Everyone has outdated pieces of furniture floating around in their homes: they’re well-made or they may have sentimental value, but their color or finish is outdated. Updating these pieces of wood furniture with paint is inexpensive and is a very satisfying process.
How to Prep and Spray Paint Wood
The process listed below for prepping, priming and painting wood furniture is simple, straightforward and will be problem free, given that each step is done thoroughly and completely. Your reward will be a durable, beautiful piece of wood furniture.
Prep for Painting
Prepare a suitable worksite. Prepping, priming and painting outdoors will allow for great ventilation, but you’re at the mercy of the weather—and bugs, dew and other factors as well. Inside a garage is the next best option.
Cover the floor and any nearby items to keep them dust-free. It’s also important to have proper lighting when painting in an enclosed space.
The first step involves a process known as “sand, vac & tack,” or SVT.
- Sand: First, remove any loose finish from the piece by scraping and sanding areas where existing finish is flaking or peeling off. Then scuff sand the entire piece of furniture lightly to give the surface some “tooth” so that the new primer can adhere.
- Vac: Use a shop vac with brush attachment to vacuum up dust.
- Tack: Remove any residual dust with a dampened microfiber rag.
Steps for Spray Painting Wood Furniture
- Aerosol spray paint is readily available in a wide color range and is inexpensive, and easy to use— a small investment for a good result.
- Once your work area and furniture are prepped, spray the piece with the bonding primer. Start by flipping the furniture on its top and spray the bottom first.
- Start pressing the nozzle a few inches before you are over the piece, then make long, continuous passes. releasing a few inches after you pass the piece. Starting and stopping in the middle of the furniture may lead to lap marks and drips. Overlap each pass 30%-50%
- Once the primer is dry, SVT only if the furniture is rough, otherwise start the enameling process. The same general idea applies: long, continuous passes for even coverage. Pro Tip: Don’t try to “one-and-done” it. Apply at least two coats for a rich, even finish.

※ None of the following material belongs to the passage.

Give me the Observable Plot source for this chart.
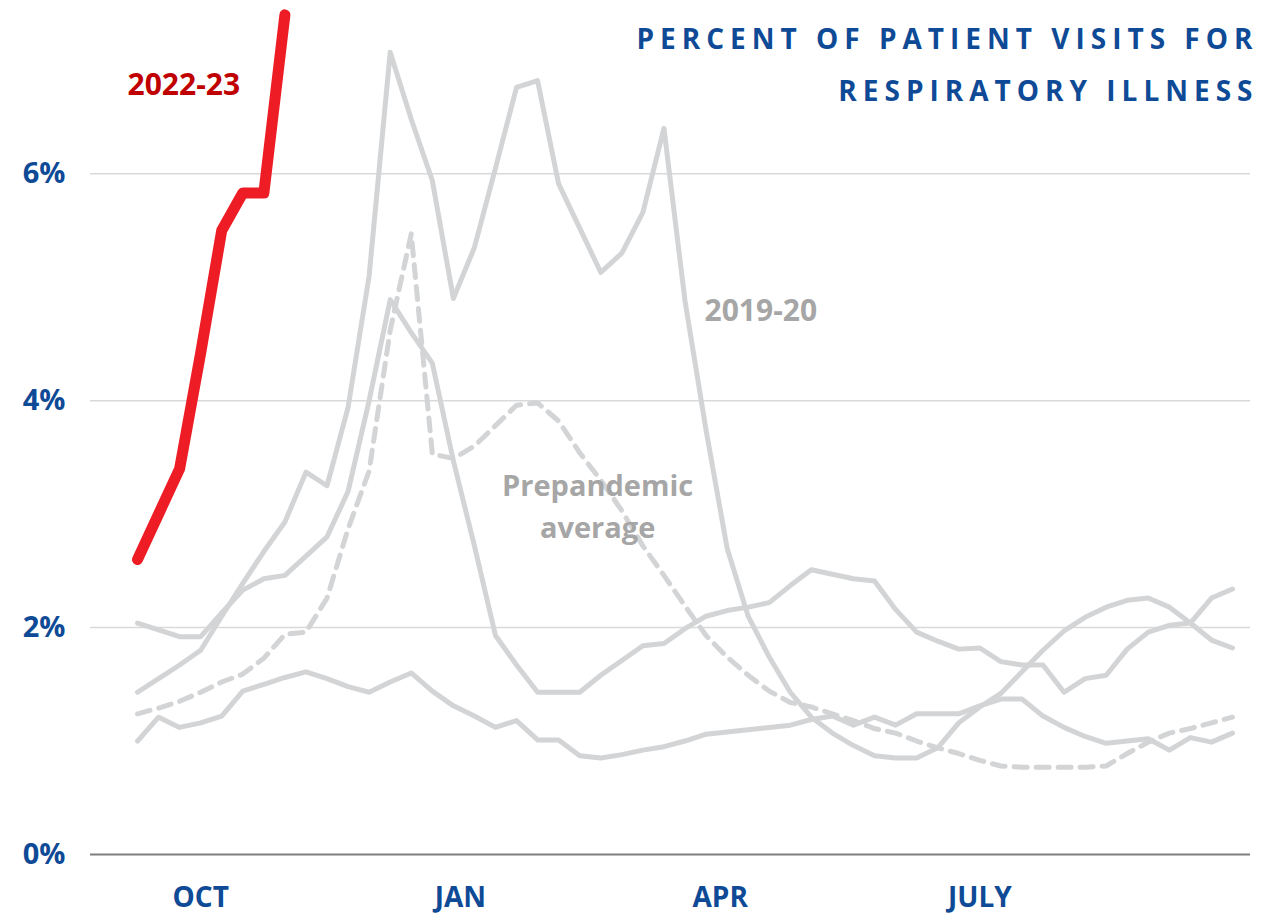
<!DOCTYPE html>
<html><head><meta charset="utf-8">
<script src="https://cdn.jsdelivr.net/npm/d3@7"></script>
<script src="https://cdn.jsdelivr.net/npm/@observablehq/plot@0.6"></script>
<style>
html,body{margin:0;padding:0;background:#fff;}
#chart svg{overflow:visible;display:block;}
</style>
</head><body><div id="chart"></div>
<script>
// Week index 0 = start of October season
const seasonA = [2.04,1.98,1.92,1.92,2.13,2.33,2.43,2.46,2.63,2.80,3.20,4.00,4.89,4.60,4.33,3.47,2.72,1.93,1.67,1.43,1.43,1.43,1.58,1.71,1.84,1.86,1.99,2.10,2.15,2.18,2.22,2.37,2.51,2.47,2.43,2.41,2.16,1.96,1.88,1.81,1.82,1.70,1.67,1.67,1.43,1.55,1.58,1.81,1.96,2.02,2.04,2.26,2.34];
const season2019 = [1.43,1.55,1.67,1.80,2.10,2.39,2.67,2.93,3.37,3.25,3.94,5.10,7.07,6.48,5.94,4.90,5.35,6.05,6.76,6.82,5.91,5.52,5.13,5.30,5.66,6.40,4.88,3.74,2.70,2.10,1.74,1.43,1.21,1.07,0.96,0.87,0.85,0.85,0.94,1.16,1.30,1.42,1.61,1.80,1.97,2.09,2.18,2.24,2.26,2.18,2.04,1.89,1.82];
const seasonC = [1.00,1.21,1.12,1.16,1.22,1.44,1.50,1.56,1.61,1.55,1.48,1.43,1.52,1.60,1.44,1.31,1.22,1.12,1.18,1.01,1.01,0.87,0.85,0.88,0.92,0.95,1.00,1.06,1.08,1.10,1.12,1.14,1.19,1.22,1.14,1.21,1.14,1.24,1.24,1.24,1.31,1.37,1.37,1.22,1.12,1.04,0.98,1.00,1.02,0.92,1.03,0.99,1.07];
const prepandemicAvg = [1.24,1.29,1.35,1.43,1.52,1.59,1.73,1.94,1.96,2.26,2.87,3.38,4.62,5.47,3.53,3.49,3.60,3.78,3.96,3.98,3.82,3.54,3.30,3.03,2.72,2.46,2.19,1.93,1.74,1.58,1.44,1.34,1.30,1.24,1.18,1.11,1.07,1.00,0.94,0.89,0.83,0.78,0.77,0.77,0.77,0.77,0.78,0.89,0.99,1.07,1.11,1.16,1.21];
const season2022 = [2.6,3.0,3.4,4.42,5.5,5.83,5.83,7.4];

const monthTickWeeks = [3, 15.33, 27.67, 40];
const monthTickLabels = ["OCT","JAN","APR","JULY"];
const yTicks = [0, 2, 4, 6];

const toRows = (arr) => arr.map((v, i) => ({week: i, value: v}));

const BLUE = "#0e4a96";
const GREY = "#d3d4d6";
const FONT = "'Open Sans', sans-serif";

const chart = Plot.plot({
  width: 1278,
  height: 914,
  marginLeft: 90,
  marginRight: 28,
  marginTop: 3,
  marginBottom: 60,
  insetLeft: 47,
  insetRight: 18,
  style: {fontFamily: FONT, background: "#fff"},
  x: {domain: [0, 52]},
  y: {domain: [0, 7.5]},
  marks: [
    Plot.ruleY([2, 4, 6], {stroke: "#d9d9d9", strokeWidth: 1.5}),
    Plot.ruleY([0], {stroke: "#7f7f7f", strokeWidth: 2}),
    Plot.axisY({ticks: yTicks, tickSize: 0, tickPadding: 25, tickFormat: d => d + "%",
      fontSize: 29, fontWeight: 700, fill: BLUE, label: null}),
    Plot.axisX({ticks: monthTickWeeks, tickSize: 0, tickPadding: 33,
      tickFormat: (d, i) => monthTickLabels[i], fontSize: 28, fontWeight: 700, fill: BLUE, label: null}),
    Plot.line(toRows(seasonC), {x: "week", y: "value", stroke: GREY, strokeWidth: 5, strokeLinejoin: "round"}),
    Plot.line(toRows(seasonA), {x: "week", y: "value", stroke: GREY, strokeWidth: 5, strokeLinejoin: "round"}),
    Plot.line(toRows(season2019), {x: "week", y: "value", stroke: GREY, strokeWidth: 5, strokeLinejoin: "round"}),
    Plot.line(toRows(prepandemicAvg), {x: "week", y: "value", stroke: GREY, strokeWidth: 5, strokeDasharray: "13,9"}),
    Plot.line(toRows(season2022), {x: "week", y: "value", stroke: "#ee1d25", strokeWidth: 11, strokeLinecap: "round", strokeLinejoin: "round"}),
    Plot.text(["2022-23"], {x: 2.2, y: 6.78, fill: "#c00000", fontSize: 30, fontWeight: 700, lineAnchor: "middle"}),
    Plot.text(["2019-20"], {x: 29.6, y: 4.79, fill: "#a6a6a6", fontSize: 30, fontWeight: 700, lineAnchor: "middle"}),
    Plot.text(["Prepandemic\naverage"], {x: 21.85, y: 3.09, fill: "#a6a6a6", fontSize: 29, fontWeight: 700, lineAnchor: "middle", lineHeight: 1.42}),
    Plot.text(["PERCENT OF PATIENT VISITS FOR"], {frameAnchor: "top-right", dy: 45, dx: 2, lineAnchor: "bottom", textAnchor: "end", fill: BLUE, fontSize: 28, fontWeight: 700}),
    Plot.text(["RESPIRATORY ILLNESS"], {frameAnchor: "top-right", dy: 97, dx: 2, lineAnchor: "bottom", textAnchor: "end", fill: BLUE, fontSize: 28, fontWeight: 700})
  ]
});
document.getElementById("chart").appendChild(chart);

// letter-spacing for the title lines
d3.select(chart).selectAll("text").filter(function() {
  const t = this.textContent;
  return t === "PERCENT OF PATIENT VISITS FOR" || t === "RESPIRATORY ILLNESS";
}).attr("letter-spacing", "6px").attr("dx", "6");
</script>
</body></html>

Using a Professional Sprayer
If you want a truly professional-looking finish, use a professional sprayer. There are two main types of pro sprayers: HVLP and Airless.

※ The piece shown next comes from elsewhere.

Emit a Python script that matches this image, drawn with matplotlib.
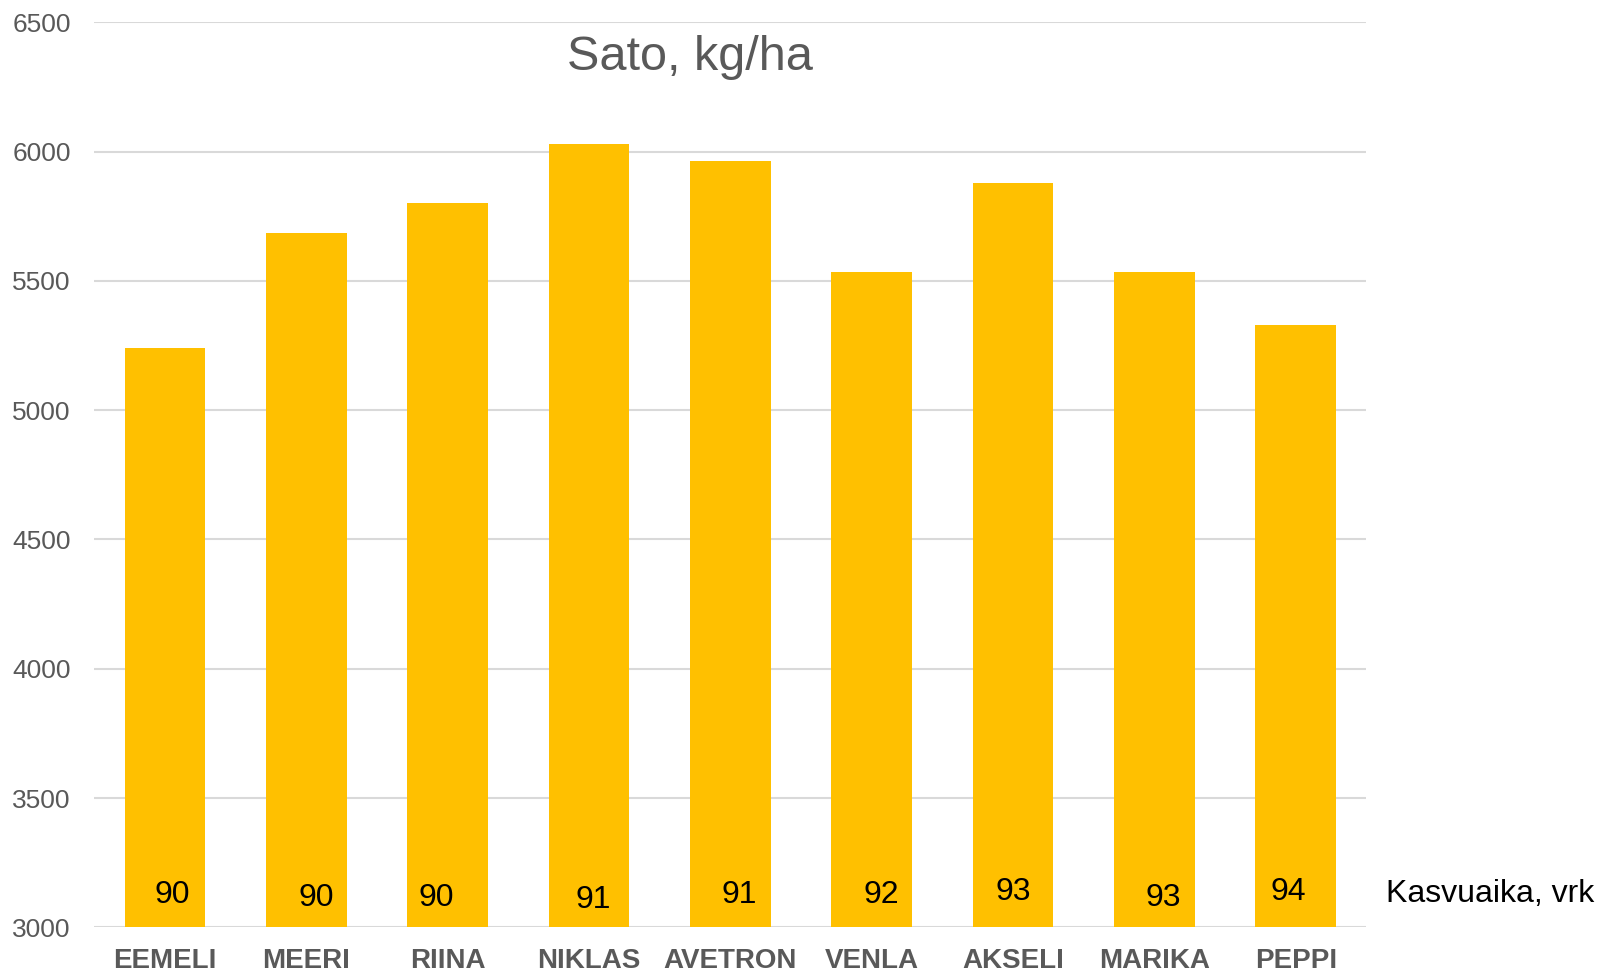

HVLP (high volume, low pressure) uses a turbine to create air pressure. The paint goes into a cup gun, and air blows by, picking up paint and sending it out the nozzle. HVLP sprayers are delicate, controlled machines that take a bit of experience to master.
Airless sprayers are the other option. Using no air, they pressurize the paint, sending it through a hose and tip specifically made to atomize the coating. Airless sprayers can apply more paint than HVLP sprayers and in a wider area. The capacity is much larger—you can spray out of a five-gallon bucket if you wish.
With either sprayer, work bottom to top, long continuous passes overlapping 30-50% each pass. You cannot beat the finish with pro sprayers, but they do come with a few downsides, namely initial price and cleaning. Two entry-level pro sprayers to start with are the Airless – Graco Magnum X5 and the HVLP – Wagner Flexio 2000.
Which Primer Works Best?
Primer choice is important. If you choose the wrong one, your painted finish may chip, scratch, and peel in short order.
Primer can be applied with an off-the-shelf aerosol rattle can, or with a sprayer. Canned off-the-shelf primer yields a great finish but be sure to choose one labeled “bonding” or “adhesion,” so that the primer binds to the wood. One great option is Rust-Oleum Universal Bonding Primer.
Or, look for a similar bonding or adhesion primer in a quart or gallon-sized container and use an HVLP (high volume low pressure) or airless sprayer to apply. More on the difference later.
Pro Tip: Do a scratch test. Apply primer to a small area and allow it to dry overnight. Attempt to scratch it off with your fingernail the next day. If nothing comes off, you have adhesion. If it can easily be scratched off, you need to find another primer.
Best Spray Paint for Furniture
What’s the best furniture spray paint? Enamel, a hard-drying paint made for furniture, trim, and cabinets, is a bit less forgiving but much more beautiful, durable, and long-lasting than a satin finish latex wall paint. Try Rust-Oleum Universal for aerosol application.